"""

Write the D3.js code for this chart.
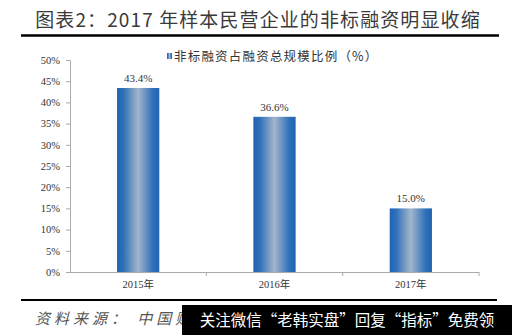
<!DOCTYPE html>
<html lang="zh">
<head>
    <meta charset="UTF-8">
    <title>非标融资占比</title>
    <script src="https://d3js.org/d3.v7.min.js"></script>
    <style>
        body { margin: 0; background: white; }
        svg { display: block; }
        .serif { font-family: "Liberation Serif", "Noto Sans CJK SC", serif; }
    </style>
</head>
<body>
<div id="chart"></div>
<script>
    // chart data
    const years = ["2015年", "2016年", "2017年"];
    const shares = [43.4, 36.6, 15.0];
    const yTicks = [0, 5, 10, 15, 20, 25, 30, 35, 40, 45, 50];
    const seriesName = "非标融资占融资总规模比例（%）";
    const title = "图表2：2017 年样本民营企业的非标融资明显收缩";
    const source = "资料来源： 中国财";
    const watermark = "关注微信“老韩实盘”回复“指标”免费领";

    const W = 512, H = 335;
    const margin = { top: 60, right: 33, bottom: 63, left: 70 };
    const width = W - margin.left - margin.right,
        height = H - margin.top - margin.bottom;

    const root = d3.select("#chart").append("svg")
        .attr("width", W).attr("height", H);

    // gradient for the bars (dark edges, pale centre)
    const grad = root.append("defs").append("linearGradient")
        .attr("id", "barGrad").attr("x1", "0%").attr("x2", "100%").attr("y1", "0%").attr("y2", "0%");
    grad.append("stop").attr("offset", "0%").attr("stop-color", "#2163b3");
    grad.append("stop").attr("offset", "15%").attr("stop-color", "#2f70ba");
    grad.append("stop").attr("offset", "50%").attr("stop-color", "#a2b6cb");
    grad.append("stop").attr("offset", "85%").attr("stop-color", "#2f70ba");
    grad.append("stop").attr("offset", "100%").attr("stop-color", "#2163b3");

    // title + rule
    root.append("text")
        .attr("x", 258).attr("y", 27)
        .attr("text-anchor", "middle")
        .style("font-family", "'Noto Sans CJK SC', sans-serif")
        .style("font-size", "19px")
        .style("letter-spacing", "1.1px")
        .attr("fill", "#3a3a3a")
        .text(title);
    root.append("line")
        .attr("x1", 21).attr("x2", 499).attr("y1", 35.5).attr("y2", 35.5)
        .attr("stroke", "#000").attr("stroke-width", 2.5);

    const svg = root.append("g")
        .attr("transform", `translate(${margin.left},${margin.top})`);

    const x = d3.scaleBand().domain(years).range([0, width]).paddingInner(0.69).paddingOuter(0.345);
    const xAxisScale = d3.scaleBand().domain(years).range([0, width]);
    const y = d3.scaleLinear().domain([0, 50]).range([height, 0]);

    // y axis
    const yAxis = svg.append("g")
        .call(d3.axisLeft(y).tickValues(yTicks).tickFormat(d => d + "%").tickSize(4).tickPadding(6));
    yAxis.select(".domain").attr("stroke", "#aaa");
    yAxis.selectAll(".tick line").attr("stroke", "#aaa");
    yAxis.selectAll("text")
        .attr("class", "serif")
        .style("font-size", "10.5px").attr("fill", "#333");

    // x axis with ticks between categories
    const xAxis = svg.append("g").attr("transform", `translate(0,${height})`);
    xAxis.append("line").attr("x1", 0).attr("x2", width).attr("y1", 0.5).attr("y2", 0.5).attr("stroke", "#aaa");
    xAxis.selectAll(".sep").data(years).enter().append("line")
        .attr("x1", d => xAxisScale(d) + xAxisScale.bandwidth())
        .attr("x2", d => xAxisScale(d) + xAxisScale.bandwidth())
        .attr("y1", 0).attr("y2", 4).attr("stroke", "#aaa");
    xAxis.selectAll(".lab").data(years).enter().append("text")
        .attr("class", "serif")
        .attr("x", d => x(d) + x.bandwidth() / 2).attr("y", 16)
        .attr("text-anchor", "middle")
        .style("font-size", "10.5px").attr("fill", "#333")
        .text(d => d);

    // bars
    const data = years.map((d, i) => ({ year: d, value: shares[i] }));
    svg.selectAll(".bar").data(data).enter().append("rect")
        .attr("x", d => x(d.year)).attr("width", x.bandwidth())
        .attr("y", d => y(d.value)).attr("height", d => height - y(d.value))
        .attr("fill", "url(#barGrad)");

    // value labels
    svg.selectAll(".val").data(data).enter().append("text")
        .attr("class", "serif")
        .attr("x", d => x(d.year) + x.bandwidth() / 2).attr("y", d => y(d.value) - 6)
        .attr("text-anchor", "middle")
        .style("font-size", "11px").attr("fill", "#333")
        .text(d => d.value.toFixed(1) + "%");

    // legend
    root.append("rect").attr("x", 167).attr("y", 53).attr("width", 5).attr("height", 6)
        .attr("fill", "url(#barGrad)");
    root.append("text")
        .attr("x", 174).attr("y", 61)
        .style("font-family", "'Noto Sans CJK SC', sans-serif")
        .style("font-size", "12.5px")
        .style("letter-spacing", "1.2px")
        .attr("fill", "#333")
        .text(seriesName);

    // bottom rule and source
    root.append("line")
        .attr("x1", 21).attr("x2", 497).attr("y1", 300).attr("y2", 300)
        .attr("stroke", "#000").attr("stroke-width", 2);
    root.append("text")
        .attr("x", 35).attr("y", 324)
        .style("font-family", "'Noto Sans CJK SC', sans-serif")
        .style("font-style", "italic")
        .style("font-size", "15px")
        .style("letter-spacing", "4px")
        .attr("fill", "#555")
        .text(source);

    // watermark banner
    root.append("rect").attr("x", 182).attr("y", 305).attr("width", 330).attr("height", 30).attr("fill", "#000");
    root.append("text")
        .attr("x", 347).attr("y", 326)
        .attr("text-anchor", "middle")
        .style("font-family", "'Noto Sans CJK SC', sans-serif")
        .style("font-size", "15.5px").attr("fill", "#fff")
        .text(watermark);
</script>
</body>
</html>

"""

Directive:
Except for the pictures, copy the material above exactly.

Written response:
Write the D3.js code for this chart.
<!DOCTYPE html>
<html lang="zh">
<head>
    <meta charset="UTF-8">
    <title>非标融资占比</title>
    <script src="https://d3js.org/d3.v7.min.js"></script>
    <style>
        body { margin: 0; background: white; }
        svg { display: block; }
        .serif { font-family: "Liberation Serif", "Noto Sans CJK SC", serif; }
    </style>
</head>
<body>
<div id="chart"></div>
<script>
    // chart data
    const years = ["2015年", "2016年", "2017年"];
    const shares = [43.4, 36.6, 15.0];
    const yTicks = [0, 5, 10, 15, 20, 25, 30, 35, 40, 45, 50];
    const seriesName = "非标融资占融资总规模比例（%）";
    const title = "图表2：2017 年样本民营企业的非标融资明显收缩";
    const source = "资料来源： 中国财";
    const watermark = "关注微信“老韩实盘”回复“指标”免费领";

    const W = 512, H = 335;
    const margin = { top: 60, right: 33, bottom: 63, left: 70 };
    const width = W - margin.left - margin.right,
        height = H - margin.top - margin.bottom;

    const root = d3.select("#chart").append("svg")
        .attr("width", W).attr("height", H);

    // gradient for the bars (dark edges, pale centre)
    const grad = root.append("defs").append("linearGradient")
        .attr("id", "barGrad").attr("x1", "0%").attr("x2", "100%").attr("y1", "0%").attr("y2", "0%");
    grad.append("stop").attr("offset", "0%").attr("stop-color", "#2163b3");
    grad.append("stop").attr("offset", "15%").attr("stop-color", "#2f70ba");
    grad.append("stop").attr("offset", "50%").attr("stop-color", "#a2b6cb");
    grad.append("stop").attr("offset", "85%").attr("stop-color", "#2f70ba");
    grad.append("stop").attr("offset", "100%").attr("stop-color", "#2163b3");

    // title + rule
    root.append("text")
        .attr("x", 258).attr("y", 27)
        .attr("text-anchor", "middle")
        .style("font-family", "'Noto Sans CJK SC', sans-serif")
        .style("font-size", "19px")
        .style("letter-spacing", "1.1px")
        .attr("fill", "#3a3a3a")
        .text(title);
    root.append("line")
        .attr("x1", 21).attr("x2", 499).attr("y1", 35.5).attr("y2", 35.5)
        .attr("stroke", "#000").attr("stroke-width", 2.5);

    const svg = root.append("g")
        .attr("transform", `translate(${margin.left},${margin.top})`);

    const x = d3.scaleBand().domain(years).range([0, width]).paddingInner(0.69).paddingOuter(0.345);
    const xAxisScale = d3.scaleBand().domain(years).range([0, width]);
    const y = d3.scaleLinear().domain([0, 50]).range([height, 0]);

    // y axis
    const yAxis = svg.append("g")
        .call(d3.axisLeft(y).tickValues(yTicks).tickFormat(d => d + "%").tickSize(4).tickPadding(6));
    yAxis.select(".domain").attr("stroke", "#aaa");
    yAxis.selectAll(".tick line").attr("stroke", "#aaa");
    yAxis.selectAll("text")
        .attr("class", "serif")
        .style("font-size", "10.5px").attr("fill", "#333");

    // x axis with ticks between categories
    const xAxis = svg.append("g").attr("transform", `translate(0,${height})`);
    xAxis.append("line").attr("x1", 0).attr("x2", width).attr("y1", 0.5).attr("y2", 0.5).attr("stroke", "#aaa");
    xAxis.selectAll(".sep").data(years).enter().append("line")
        .attr("x1", d => xAxisScale(d) + xAxisScale.bandwidth())
        .attr("x2", d => xAxisScale(d) + xAxisScale.bandwidth())
        .attr("y1", 0).attr("y2", 4).attr("stroke", "#aaa");
    xAxis.selectAll(".lab").data(years).enter().append("text")
        .attr("class", "serif")
        .attr("x", d => x(d) + x.bandwidth() / 2).attr("y", 16)
        .attr("text-anchor", "middle")
        .style("font-size", "10.5px").attr("fill", "#333")
        .text(d => d);

    // bars
    const data = years.map((d, i) => ({ year: d, value: shares[i] }));
    svg.selectAll(".bar").data(data).enter().append("rect")
        .attr("x", d => x(d.year)).attr("width", x.bandwidth())
        .attr("y", d => y(d.value)).attr("height", d => height - y(d.value))
        .attr("fill", "url(#barGrad)");

    // value labels
    svg.selectAll(".val").data(data).enter().append("text")
        .attr("class", "serif")
        .attr("x", d => x(d.year) + x.bandwidth() / 2).attr("y", d => y(d.value) - 6)
        .attr("text-anchor", "middle")
        .style("font-size", "11px").attr("fill", "#333")
        .text(d => d.value.toFixed(1) + "%");

    // legend
    root.append("rect").attr("x", 167).attr("y", 53).attr("width", 5).attr("height", 6)
        .attr("fill", "url(#barGrad)");
    root.append("text")
        .attr("x", 174).attr("y", 61)
        .style("font-family", "'Noto Sans CJK SC', sans-serif")
        .style("font-size", "12.5px")
        .style("letter-spacing", "1.2px")
        .attr("fill", "#333")
        .text(seriesName);

    // bottom rule and source
    root.append("line")
        .attr("x1", 21).attr("x2", 497).attr("y1", 300).attr("y2", 300)
        .attr("stroke", "#000").attr("stroke-width", 2);
    root.append("text")
        .attr("x", 35).attr("y", 324)
        .style("font-family", "'Noto Sans CJK SC', sans-serif")
        .style("font-style", "italic")
        .style("font-size", "15px")
        .style("letter-spacing", "4px")
        .attr("fill", "#555")
        .text(source);

    // watermark banner
    root.append("rect").attr("x", 182).attr("y", 305).attr("width", 330).attr("height", 30).attr("fill", "#000");
    root.append("text")
        .attr("x", 347).attr("y", 326)
        .attr("text-anchor", "middle")
        .style("font-family", "'Noto Sans CJK SC', sans-serif")
        .style("font-size", "15.5px").attr("fill", "#fff")
        .text(watermark);
</script>
</body>
</html>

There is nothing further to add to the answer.